SOURCE DATA →
— Start —
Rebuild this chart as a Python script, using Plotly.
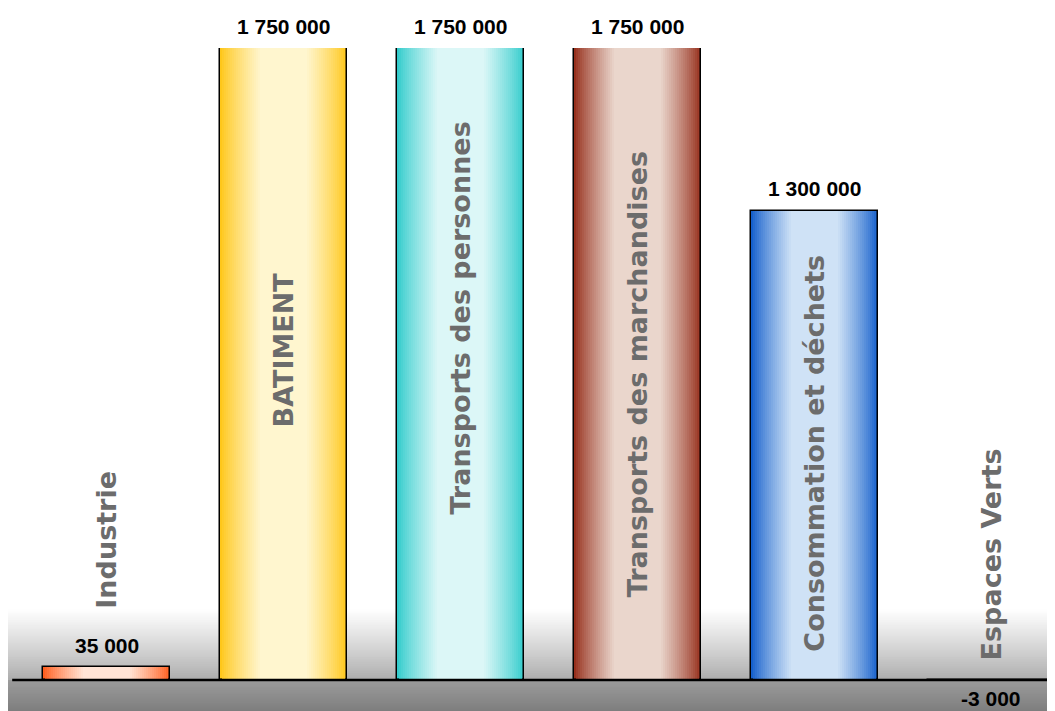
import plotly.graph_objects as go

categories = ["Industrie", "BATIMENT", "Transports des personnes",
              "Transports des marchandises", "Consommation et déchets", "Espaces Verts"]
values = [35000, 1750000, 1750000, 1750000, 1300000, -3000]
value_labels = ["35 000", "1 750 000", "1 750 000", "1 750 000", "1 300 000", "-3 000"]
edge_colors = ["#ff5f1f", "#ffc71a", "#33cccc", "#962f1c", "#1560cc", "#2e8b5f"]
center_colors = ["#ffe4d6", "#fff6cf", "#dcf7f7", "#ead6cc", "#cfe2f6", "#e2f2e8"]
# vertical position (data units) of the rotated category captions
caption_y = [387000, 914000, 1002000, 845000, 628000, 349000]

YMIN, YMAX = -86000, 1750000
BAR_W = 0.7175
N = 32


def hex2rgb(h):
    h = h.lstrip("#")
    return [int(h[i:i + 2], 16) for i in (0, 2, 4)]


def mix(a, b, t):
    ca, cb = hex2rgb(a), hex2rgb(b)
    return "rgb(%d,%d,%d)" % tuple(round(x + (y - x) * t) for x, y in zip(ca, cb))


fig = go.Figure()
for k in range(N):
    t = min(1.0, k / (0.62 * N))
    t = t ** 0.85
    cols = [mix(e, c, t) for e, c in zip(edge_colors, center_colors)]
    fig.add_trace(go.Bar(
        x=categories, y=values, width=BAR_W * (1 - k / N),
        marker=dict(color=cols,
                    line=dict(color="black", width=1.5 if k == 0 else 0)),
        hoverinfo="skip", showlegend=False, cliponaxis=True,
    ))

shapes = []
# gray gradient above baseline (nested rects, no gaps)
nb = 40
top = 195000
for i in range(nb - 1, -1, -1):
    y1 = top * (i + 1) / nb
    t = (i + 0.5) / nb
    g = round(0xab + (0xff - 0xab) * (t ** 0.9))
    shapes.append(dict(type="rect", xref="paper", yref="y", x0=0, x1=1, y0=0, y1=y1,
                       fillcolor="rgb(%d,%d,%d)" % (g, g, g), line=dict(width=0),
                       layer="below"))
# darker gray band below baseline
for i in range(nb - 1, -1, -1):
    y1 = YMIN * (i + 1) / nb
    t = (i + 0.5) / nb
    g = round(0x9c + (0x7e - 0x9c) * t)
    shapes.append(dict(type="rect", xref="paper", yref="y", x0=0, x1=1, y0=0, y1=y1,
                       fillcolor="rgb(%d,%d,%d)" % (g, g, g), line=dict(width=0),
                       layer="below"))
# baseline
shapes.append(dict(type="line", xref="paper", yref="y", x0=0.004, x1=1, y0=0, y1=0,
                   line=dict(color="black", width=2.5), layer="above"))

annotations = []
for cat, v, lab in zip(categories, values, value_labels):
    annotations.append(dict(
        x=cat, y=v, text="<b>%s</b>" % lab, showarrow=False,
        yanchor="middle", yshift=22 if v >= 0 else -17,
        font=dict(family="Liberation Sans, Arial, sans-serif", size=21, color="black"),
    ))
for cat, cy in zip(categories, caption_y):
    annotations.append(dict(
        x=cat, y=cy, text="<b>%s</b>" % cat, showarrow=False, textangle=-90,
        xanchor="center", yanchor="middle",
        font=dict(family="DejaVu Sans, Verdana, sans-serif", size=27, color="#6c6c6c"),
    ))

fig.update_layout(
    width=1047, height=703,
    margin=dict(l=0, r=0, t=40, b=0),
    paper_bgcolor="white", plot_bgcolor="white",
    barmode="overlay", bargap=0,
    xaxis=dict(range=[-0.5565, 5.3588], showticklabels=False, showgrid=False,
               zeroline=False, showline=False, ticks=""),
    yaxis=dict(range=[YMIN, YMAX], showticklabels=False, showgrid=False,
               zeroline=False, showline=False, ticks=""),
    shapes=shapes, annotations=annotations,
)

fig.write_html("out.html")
— End —
PROMPT → From the opening line of the listing above through the line bearing "in zip(ca, cb))", repeat each line exactly. Drop every picture.

OUTPUT BELOW →
Rebuild this chart as a Python script, using Plotly.
import plotly.graph_objects as go

categories = ["Industrie", "BATIMENT", "Transports des personnes",
              "Transports des marchandises", "Consommation et déchets", "Espaces Verts"]
values = [35000, 1750000, 1750000, 1750000, 1300000, -3000]
value_labels = ["35 000", "1 750 000", "1 750 000", "1 750 000", "1 300 000", "-3 000"]
edge_colors = ["#ff5f1f", "#ffc71a", "#33cccc", "#962f1c", "#1560cc", "#2e8b5f"]
center_colors = ["#ffe4d6", "#fff6cf", "#dcf7f7", "#ead6cc", "#cfe2f6", "#e2f2e8"]
# vertical position (data units) of the rotated category captions
caption_y = [387000, 914000, 1002000, 845000, 628000, 349000]

YMIN, YMAX = -86000, 1750000
BAR_W = 0.7175
N = 32


def hex2rgb(h):
    h = h.lstrip("#")
    return [int(h[i:i + 2], 16) for i in (0, 2, 4)]


def mix(a, b, t):
    ca, cb = hex2rgb(a), hex2rgb(b)
    return "rgb(%d,%d,%d)" % tuple(round(x + (y - x) * t) for x, y in zip(ca, cb))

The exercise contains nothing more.